BLOOMSBURG - What was already a festive Homecoming Weekend at Bloomsburg University turned into a personal coming out party Saturday before more than 5,000 fans at Redman Stadium by quarterback Tim Kelly, the redshirt freshman from Cedar Cliff High.

For weeks, first-year quarterbacks coach Jack Lydic, of Selinsgrove, himself a former Husky, has said Kelly was getting more comfortable learning the passing game. All he needed was an opportunity to show what he could do.

That opportunity came against Pennsylvania State Athletic Conference Eastern Division rival East Stroudsburg, and Kelly responded by completing 12-of-16 passes for 267 yards and four touchdowns without an interception in a 48-27 victory.

It was a performance that was needed by the sixth-ranked Huskies (7-0, 4-0 PSAC) in order to take the burden of carrying the offense off junior running back Franklyn Quiteh from Pocono Mountain West.

Quiteh, who usually splits playing time with junior Eddie Mateo from Bethlehem Freedom, was the only experienced tailback in uniform against the Warriors (3-3, 2-2). According to coach Danny Hale, Mateo missed practice Friday to take care of family business at home, but, per team rules, sat out the game.

Already the third all-time leading rusher at Bloomsburg, Quiteh needed just 40 yards to become the first back in school history to rush for 1,000 yards in his first three seasons. He passed that mark in the first quarter and went on to carry the ball 43 times for 282 yards - which is 18 yards off the single-game record of 300 set by Jerry Marks of Southern Columbia in 1991 - and scored three touchdowns.

"We told Franklyn his role would be increased today, and we would be looking for him to do a little more than usual," Hale said. "They were getting some solid licks on him, but he's the kind of back who gets stronger and he was just loading up for a big finish."

That big finish came in the form of two, fourth-quarter touchdown runs, the first covering 40 yards to cap an eight-play, 75-yard drive to make the score 34-20. His final touchdown came on a 20-yard run to cap a seven-play, 51-yard drive that was the shortest of the game by the Huskies.

"As well as Franklyn played, he needed to have some help, and today Tim stepped up and played the way he is capable of playing," Hale said. "We know that we've got to back people out of the box and keep them from packing it in to stop the running game.

"Tim did a great job of reading the defenses and an even better job in making some big plays in tough (windy) conditions. What really helped was he did it not just with his arm, but he also made some big plays with his legs."

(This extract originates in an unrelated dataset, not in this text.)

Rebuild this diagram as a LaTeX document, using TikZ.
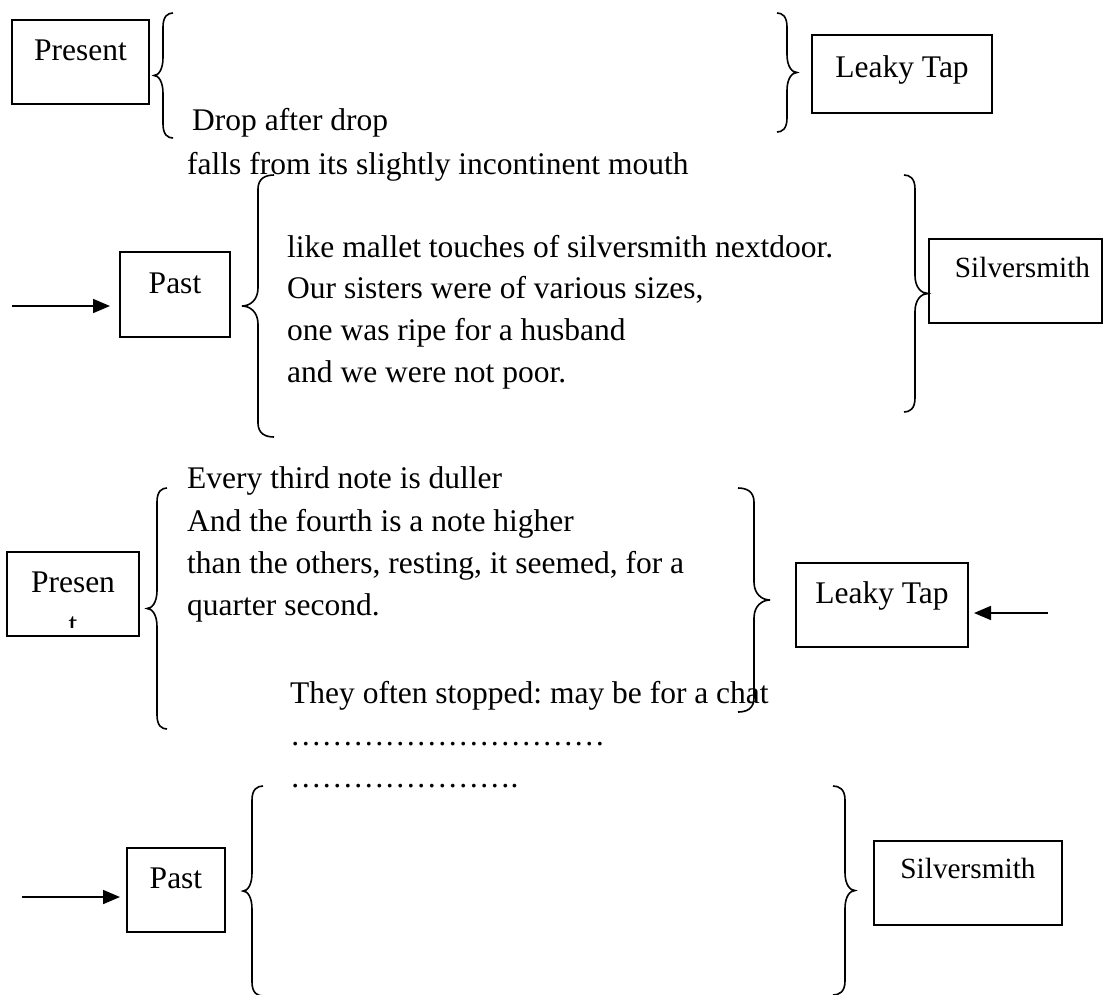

In addition to completing passes to six different receivers, including three who caught touchdowns, Kelly carried the ball three times for 38 yards. His biggest run came after a holding penalty negated a 13-yard touchdown run when he ran for 23 yards and a first-and-goal at the 10, setting up his five-yard touchdown pass to 6-7 former basketball standout Larry Webster for a 14-3 lead.

"It's not like we planned to throw the ball as much as we did, but we knew they would try to take away the running game," Kelly said. "We wanted to stay with the run, but we also knew they would try to play our receivers one-one-one and there would be some plays we could make."

Two of those big plays were touchdown passes to junior wide receiver Glenn Hutton Jr., who opened the third quarter with a 37-yard touchdown catch for a 21-10 lead and cap a 12-play, 75-yard drive. Later in the third quarter, Hutton and Kelly combined on a 68-yard touchdown pass for a 28-17 lead on the second play of a 75-yard drive.

In the fourth quarter, the Huskies had their longest scoring play of the game, a 72-yard pass from Kelly to Ryan Dickerson for a 41-20 lead and cap a five-play, 89-yard drive. Together, Hutton and Dickerson divided eight receptions for a combined total of 237 yards.

East Stroudsburg attempted to keep the Husky offense off the field by scrapping its usual passing attack and controlling the ball on the ground in the first half. That approach kept the Warriors with 14-10 at halftime.

In addition to the pass from Kelly to Webster that capped an eight-play, 75-yard drive, Bloomsburg scored on a one-yard run by Quiteh to cap a 14-play, 76-yard drive.

Matt Soltes completed 13-of-25 passes for 167 yards, including a touchdown to Robert Bieller, but the Warriors were stymied on the ground. They finished with just 132 yards on 34 carries, and Soltes was the leading rusher with 54 yards on 14 carries.